Data Science team at Synthesio is mostly composed of what we like to call Data Science Engineers.
In short, these are people who know enough about Software and Data Science to bring great AI stuff into production: taking scalability and reliability concerns on board.
If you are a Data Science Engineer at Synthesio, real work begins when you send your algorithm in production.
We could give a definition (actually there are a lot of them depending on your organisation) of Data Scientist as the kind of people with a PhD in Data Science. They work on algorithms: they create, they modify and improve these algorithms along time.
Typically they create algorithms and develop prototypes using their laptops.

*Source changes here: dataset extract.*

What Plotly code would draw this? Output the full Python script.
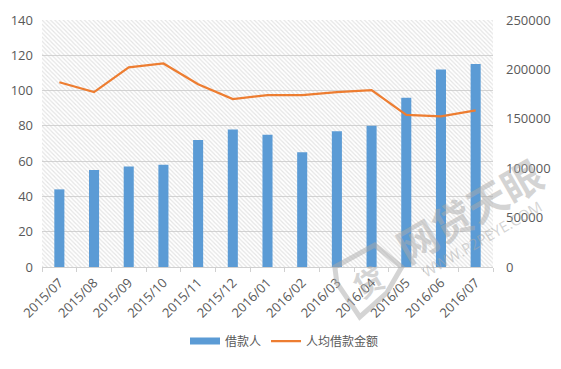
import plotly.graph_objects as go

months = ["2015/07","2015/08","2015/09","2015/10","2015/11","2015/12","2016/01","2016/02","2016/03","2016/04","2016/05","2016/06","2016/07"]
borrowers = [44,55,57,58,72,78,75,65,77,80,96,112,115]
avg_loan = [187000,177000,202000,206000,185000,170000,174000,174000,177000,179000,154000,152500,158500]
hatch_top = [140]*13

CJK = "Noto Sans CJK SC"
LAT = "Open Sans, Noto Sans CJK SC"
TXT = "#595959"
BLUE = "#5B9BD5"
MARK = "rgba(170,170,170,0.5)"
W, H = 553, 361
L, T, R, B = 33.5, 11.5, 67.5, 102
PW, PH = W-L-R, H-T-B
def px(x): return (x-8-L)/PW
def py(y): return 1-(y-8-T)/PH

fig = go.Figure()
fig.add_bar(x=months, y=hatch_top, width=1, showlegend=False, hoverinfo="skip",
            marker=dict(color="rgba(0,0,0,0)", line=dict(width=0),
                        pattern=dict(shape="\\", size=3, solidity=0.4, fgcolor="#cacaca", bgcolor="rgba(255,255,255,0)")))
fig.add_bar(x=months, y=borrowers, width=0.29, showlegend=False,
            marker=dict(color=BLUE, line=dict(width=0)))
fig.add_scatter(x=months, y=[None]*13, name="借款人", mode="lines", line=dict(color=BLUE, width=7))
fig.add_scatter(x=months, y=avg_loan, name="人均借款金额", mode="lines", yaxis="y2",
                line=dict(color="#ED7D31", width=2.25))

logo = [(335,267),(375,245),(402,267),(387,293),(360,317),(337,283)]
logo_path = "M" + " L".join(f"{px(a):.4f},{py(b):.4f}" for a, b in logo) + " Z"

fig.update_layout(
    width=W, height=H, autosize=False, barmode="overlay",
    margin=dict(l=L, r=R, t=T, b=B, pad=0, autoexpand=False),
    paper_bgcolor="white", plot_bgcolor="white",
    font=dict(family=LAT, size=12, color=TXT),
    xaxis=dict(type="category", range=[-0.5,12.5], tickangle=-45, ticks="outside", ticklen=4, tickcolor="#d0d0d0",
               showgrid=False, showline=True, linecolor="#d0d0d0", linewidth=1, tickson="boundaries",
               ticklabelstandoff=2, tickfont=dict(size=13, color=TXT)),
    yaxis=dict(range=[0,140], dtick=20, showgrid=True, gridcolor="#d4d4d4", gridwidth=1, zeroline=False,
               tickfont=dict(size=13, color=TXT), ticks="", ticklabelstandoff=8),
    yaxis2=dict(range=[0,250000], dtick=50000, overlaying="y", side="right", showgrid=False, zeroline=False,
                tickformat="d", tickfont=dict(size=13, color=TXT), ticks="", ticklabelstandoff=12),
    legend=dict(orientation="h", xref="container", yref="container", x=(185-8)/W, y=1-(341-8)/H,
                xanchor="left", yanchor="middle",
                font=dict(family=CJK, size=12, color=TXT), bgcolor="rgba(0,0,0,0)",
                itemwidth=30, tracegroupgap=0),
    shapes=[dict(type="path", xref="paper", yref="paper", path=logo_path, layer="above",
                 line=dict(color=MARK, width=5))],
    annotations=[
        dict(text="<b>网贷天眼</b>", xref="paper", yref="paper", x=px(469), y=py(210),
             xanchor="center", yanchor="middle",
             showarrow=False, textangle=-30, font=dict(family=CJK, size=40, color=MARK)),
        dict(text="WWW.P2PEYE.COM", xref="paper", yref="paper", x=px(482), y=py(239),
             xanchor="center", yanchor="middle",
             showarrow=False, textangle=-30, font=dict(family=LAT, size=15, color=MARK)),
        dict(text="<b>贷</b>", xref="paper", yref="paper", x=px(368), y=py(281),
             xanchor="center", yanchor="middle",
             showarrow=False, textangle=-30, font=dict(family=CJK, size=30, color=MARK)),
    ],
)
fig.write_html("out.html")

Data Science Engineer is the “applied” version of the Data Scientist. They are keen to deploy their work in production and analyse its behaviour on real use cases. The Data Science Engineers master the use of algorithms but even if they have a great knowledge about them they don’t necessarily have the finest grained vision of how exactly they work inside. However they excel at choosing the best one for every use case they fulfil.
They are able to take a prototype that runs on a laptop and make it run reliably in production, sometimes with a little help from Data Engineers.
These are some important characteristics defining what a Data Science Engineer is:
- Data Science Engineers have strong knowledge about Data Science field
- They are capable to work with Data Engineers and Site Reliability Engineers who evolve and maintain the production systems
- They understand software development methodology and are pretty skilled on the tools developers use daily (IDE, continuous deployment pipelines…)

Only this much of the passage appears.